_REQUIRED WORK_
Without the pictures, write out all the lines below exactly as they appear.

--- start DATA SEGMENT ---

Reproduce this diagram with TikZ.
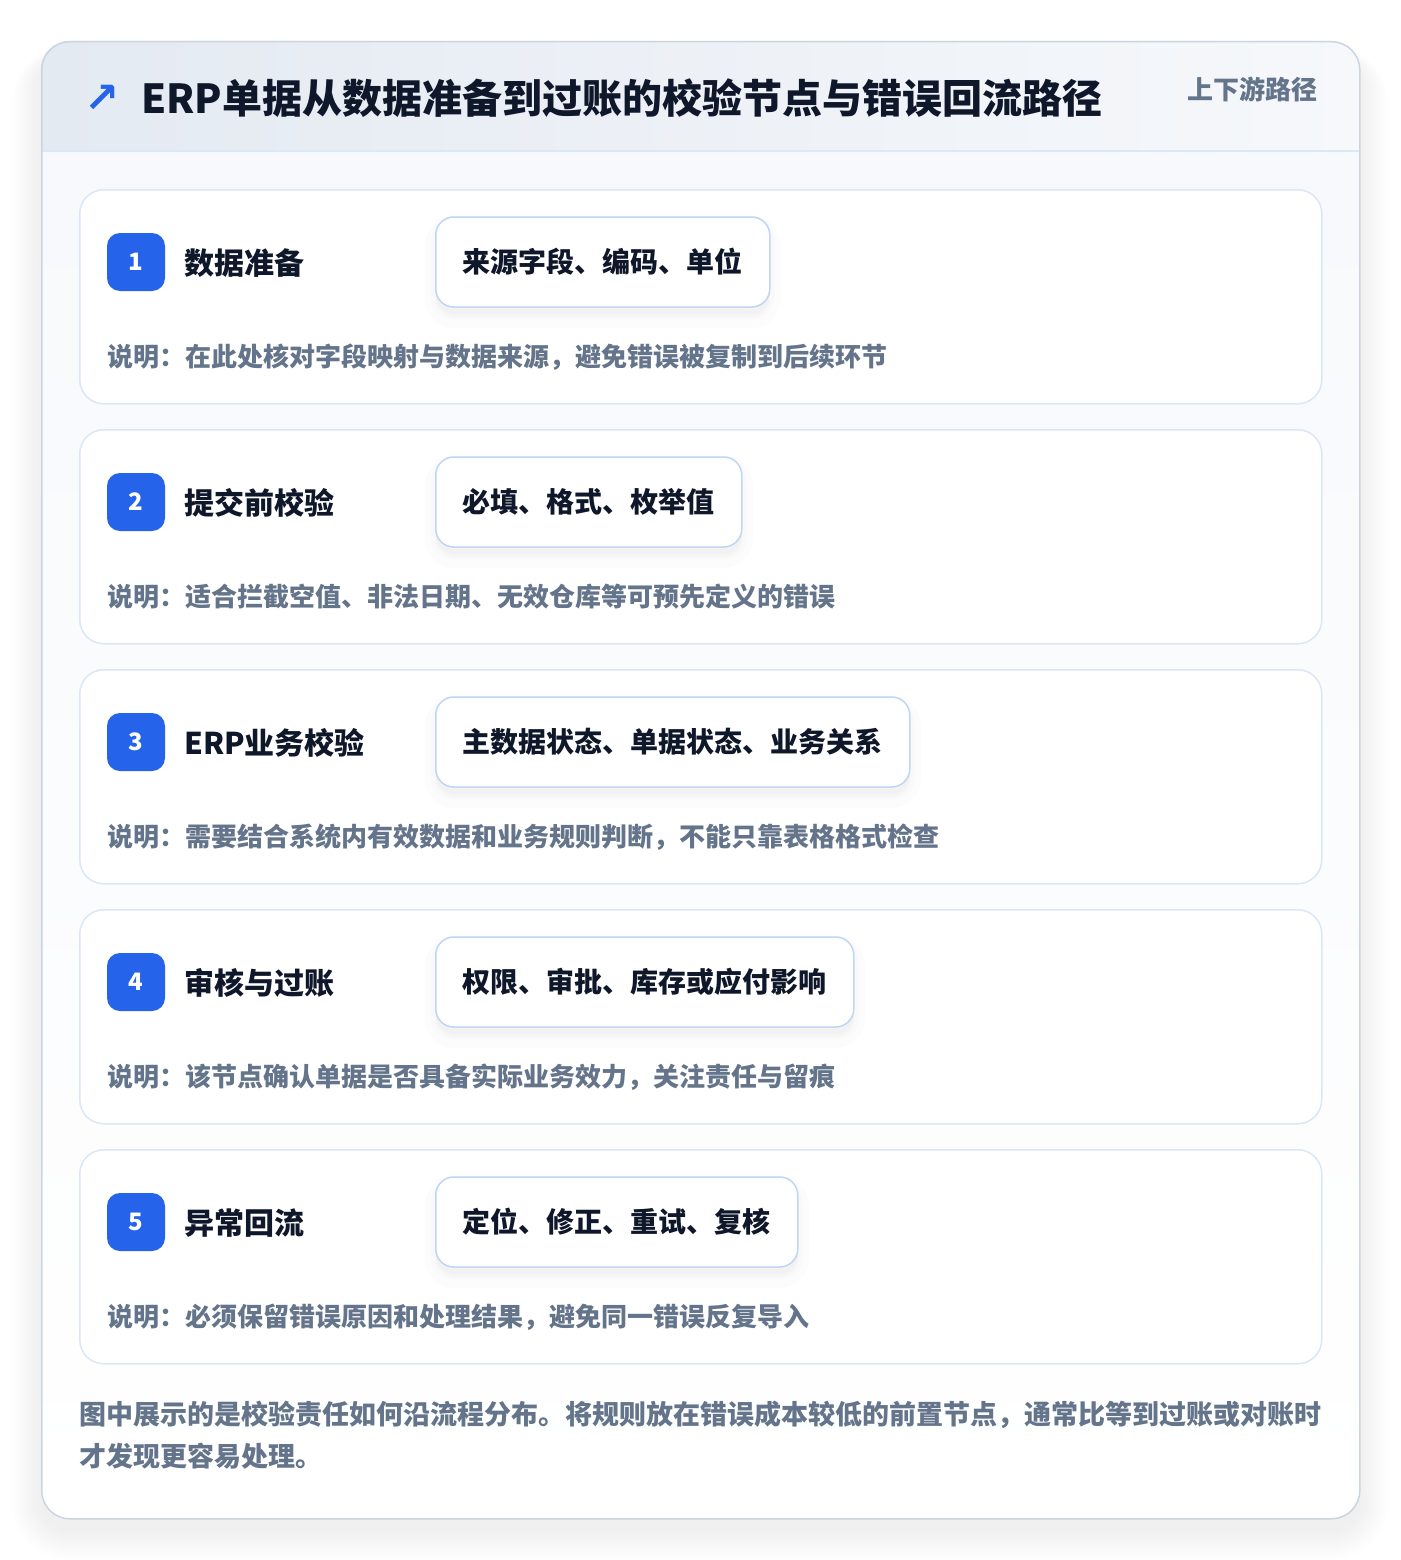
\documentclass[tikz,border=0pt]{standalone}
\usepackage{fontspec}
\setmainfont{Noto Sans CJK SC}
\newfontfamily\symfont{DejaVu Sans}
\definecolor{ink}{HTML}{0F172A}
\definecolor{muted}{HTML}{64748B}
\definecolor{accent}{HTML}{2563EB}
\definecolor{cardline}{HTML}{DCE7F5}
\definecolor{pillline}{HTML}{BFD6F3}
\definecolor{outerline}{HTML}{CBD5E1}
\definecolor{hdrL}{HTML}{E4EAF2}
\definecolor{hdrR}{HTML}{F6F8FB}
\definecolor{bodytop}{HTML}{F7F9FC}
\definecolor{hdrsep}{HTML}{DBE8F8}
\tikzset{
  stepcard/.style={draw=cardline, line width=1.5pt, fill=white, rounded corners=24pt,
    minimum width=1242pt, minimum height=214pt, anchor=north west, inner sep=0pt},
  badge/.style={fill=accent, rounded corners=13pt, minimum width=58pt, minimum height=58pt,
    inner sep=0pt, text=white, font=\fontsize{24}{28}\selectfont\bfseries},
  steptitle/.style={anchor=west, inner sep=0pt, text=ink, font=\fontsize{30}{36}\selectfont\bfseries},
  pill/.style={draw=pillline, line width=1.5pt, fill=white, rounded corners=18pt,
    minimum height=90pt, inner xsep=27pt, inner ysep=0pt, anchor=west, text=ink,
    font=\fontsize{28}{34}\selectfont\bfseries,
    preaction={fill=black, fill opacity=0.012, draw=black, draw opacity=0.01, line width=22pt, transform canvas={yshift=-10pt}},
    preaction={fill=black, fill opacity=0.015, draw=black, draw opacity=0.012, line width=10pt, transform canvas={yshift=-7pt}}},
  desc/.style={anchor=west, inner sep=0pt, text=muted, font=\fontsize{26}{30}\selectfont\bfseries},
}
\begin{document}
\begin{tikzpicture}[x=1pt,y=-1pt]
\useasboundingbox (0,0) rectangle (1400,1560);
\fill[white] (0,0) rectangle (1400,1560);
% soft shadow of the outer card
\foreach \s in {2,4,...,30}
  \fill[black, fill opacity=0.0035, rounded corners=28pt+\s pt] (41-\s,41+12-0.2*\s) rectangle (1359+\s,1518+12+\s);
% outer card
\fill[white, rounded corners=28pt] (41,41) rectangle (1359,1518);
\begin{scope}
  \clip[rounded corners=28pt] (41,41) rectangle (1359,1518);
  \shade[top color=bodytop, bottom color=white] (41,151) rectangle (1359,1518);
  \shade[left color=hdrL, right color=hdrR] (41,41) rectangle (1359,151);
\end{scope}
\draw[hdrsep, line width=1.5pt] (41,151) -- (1359,151);
\node[draw=outerline, line width=1.5pt, rounded corners=28pt, minimum width=1318pt, minimum height=1477pt,
  anchor=north west, inner sep=0pt] (outer) at (41,41) {};
% header
\node[anchor=center, inner sep=0pt, text=accent, font=\symfont\bfseries\fontsize{42}{46}\selectfont] (icon) at (102,99) {↗};
\node[anchor=west, inner sep=0pt, text=ink, font=\fontsize{40}{48}\selectfont\bfseries] (title) at (141,98)
  {ERP单据从数据准备到过账的校验节点与错误回流路径};
\node[anchor=east, inner sep=0pt, text=muted, font=\fontsize{26}{30}\selectfont\bfseries] (tag) at (1318,89) {上下游路径};
% steps
\foreach \n/\t/\p/\d [count=\i from 0] in {
  1/数据准备/来源字段、编码、单位/说明：在此处核对字段映射与数据来源，避免错误被复制到后续环节,
  2/提交前校验/必填、格式、枚举值/说明：适合拦截空值、非法日期、无效仓库等可预先定义的错误,
  3/ERP业务校验/主数据状态、单据状态、业务关系/说明：需要结合系统内有效数据和业务规则判断，不能只靠表格格式检查,
  4/审核与过账/权限、审批、库存或应付影响/说明：该节点确认单据是否具备实际业务效力，关注责任与留痕,
  5/异常回流/定位、修正、重试、复核/说明：必须保留错误原因和处理结果，避免同一错误反复导入}{
  \pgfmathsetmacro{\top}{189+240*\i}
  \node[stepcard] (card\n) at (79,\top) {};
  \node[badge] (badge\n) at (136,\top+73) {\n};
  \node[steptitle] (title\n) at (184,\top+74) {\t};
  \node[pill] (pill\n) at (435,\top+73) {\p};
  \node[desc] (desc\n) at (107,\top+168) {\d};
}
% footnote
\node[anchor=west, inner sep=0pt, text=muted, font=\fontsize{27}{32}\selectfont\bfseries] (note1) at (79,1415)
  {图中展示的是校验责任如何沿流程分布。将规则放在错误成本较低的前置节点，通常比等到过账或对账时};
\node[anchor=west, inner sep=0pt, text=muted, font=\fontsize{27}{32}\selectfont\bfseries] (note2) at (79,1456)
  {才发现更容易处理。};
\end{tikzpicture}
\end{document}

--- end DATA SEGMENT ---

_OUTPUT OF THE EXERCISE_
Reproduce this diagram with TikZ.
\documentclass[tikz,border=0pt]{standalone}
\usepackage{fontspec}
\setmainfont{Noto Sans CJK SC}
\newfontfamily\symfont{DejaVu Sans}
\definecolor{ink}{HTML}{0F172A}
\definecolor{muted}{HTML}{64748B}
\definecolor{accent}{HTML}{2563EB}
\definecolor{cardline}{HTML}{DCE7F5}
\definecolor{pillline}{HTML}{BFD6F3}
\definecolor{outerline}{HTML}{CBD5E1}
\definecolor{hdrL}{HTML}{E4EAF2}
\definecolor{hdrR}{HTML}{F6F8FB}
\definecolor{bodytop}{HTML}{F7F9FC}
\definecolor{hdrsep}{HTML}{DBE8F8}
\tikzset{
  stepcard/.style={draw=cardline, line width=1.5pt, fill=white, rounded corners=24pt,
    minimum width=1242pt, minimum height=214pt, anchor=north west, inner sep=0pt},
  badge/.style={fill=accent, rounded corners=13pt, minimum width=58pt, minimum height=58pt,
    inner sep=0pt, text=white, font=\fontsize{24}{28}\selectfont\bfseries},
  steptitle/.style={anchor=west, inner sep=0pt, text=ink, font=\fontsize{30}{36}\selectfont\bfseries},
  pill/.style={draw=pillline, line width=1.5pt, fill=white, rounded corners=18pt,
    minimum height=90pt, inner xsep=27pt, inner ysep=0pt, anchor=west, text=ink,
    font=\fontsize{28}{34}\selectfont\bfseries,
    preaction={fill=black, fill opacity=0.012, draw=black, draw opacity=0.01, line width=22pt, transform canvas={yshift=-10pt}},
    preaction={fill=black, fill opacity=0.015, draw=black, draw opacity=0.012, line width=10pt, transform canvas={yshift=-7pt}}},
  desc/.style={anchor=west, inner sep=0pt, text=muted, font=\fontsize{26}{30}\selectfont\bfseries},
}
\begin{document}
\begin{tikzpicture}[x=1pt,y=-1pt]
\useasboundingbox (0,0) rectangle (1400,1560);
\fill[white] (0,0) rectangle (1400,1560);
% soft shadow of the outer card
\foreach \s in {2,4,...,30}
  \fill[black, fill opacity=0.0035, rounded corners=28pt+\s pt] (41-\s,41+12-0.2*\s) rectangle (1359+\s,1518+12+\s);
% outer card
\fill[white, rounded corners=28pt] (41,41) rectangle (1359,1518);
\begin{scope}
  \clip[rounded corners=28pt] (41,41) rectangle (1359,1518);
  \shade[top color=bodytop, bottom color=white] (41,151) rectangle (1359,1518);
  \shade[left color=hdrL, right color=hdrR] (41,41) rectangle (1359,151);
\end{scope}
\draw[hdrsep, line width=1.5pt] (41,151) -- (1359,151);
\node[draw=outerline, line width=1.5pt, rounded corners=28pt, minimum width=1318pt, minimum height=1477pt,
  anchor=north west, inner sep=0pt] (outer) at (41,41) {};
% header
\node[anchor=center, inner sep=0pt, text=accent, font=\symfont\bfseries\fontsize{42}{46}\selectfont] (icon) at (102,99) {↗};
\node[anchor=west, inner sep=0pt, text=ink, font=\fontsize{40}{48}\selectfont\bfseries] (title) at (141,98)
  {ERP单据从数据准备到过账的校验节点与错误回流路径};
\node[anchor=east, inner sep=0pt, text=muted, font=\fontsize{26}{30}\selectfont\bfseries] (tag) at (1318,89) {上下游路径};
% steps
\foreach \n/\t/\p/\d [count=\i from 0] in {
  1/数据准备/来源字段、编码、单位/说明：在此处核对字段映射与数据来源，避免错误被复制到后续环节,
  2/提交前校验/必填、格式、枚举值/说明：适合拦截空值、非法日期、无效仓库等可预先定义的错误,
  3/ERP业务校验/主数据状态、单据状态、业务关系/说明：需要结合系统内有效数据和业务规则判断，不能只靠表格格式检查,
  4/审核与过账/权限、审批、库存或应付影响/说明：该节点确认单据是否具备实际业务效力，关注责任与留痕,
  5/异常回流/定位、修正、重试、复核/说明：必须保留错误原因和处理结果，避免同一错误反复导入}{
  \pgfmathsetmacro{\top}{189+240*\i}
  \node[stepcard] (card\n) at (79,\top) {};
  \node[badge] (badge\n) at (136,\top+73) {\n};
  \node[steptitle] (title\n) at (184,\top+74) {\t};
  \node[pill] (pill\n) at (435,\top+73) {\p};
  \node[desc] (desc\n) at (107,\top+168) {\d};
}
% footnote
\node[anchor=west, inner sep=0pt, text=muted, font=\fontsize{27}{32}\selectfont\bfseries] (note1) at (79,1415)
  {图中展示的是校验责任如何沿流程分布。将规则放在错误成本较低的前置节点，通常比等到过账或对账时};
\node[anchor=west, inner sep=0pt, text=muted, font=\fontsize{27}{32}\selectfont\bfseries] (note2) at (79,1456)
  {才发现更容易处理。};
\end{tikzpicture}
\end{document}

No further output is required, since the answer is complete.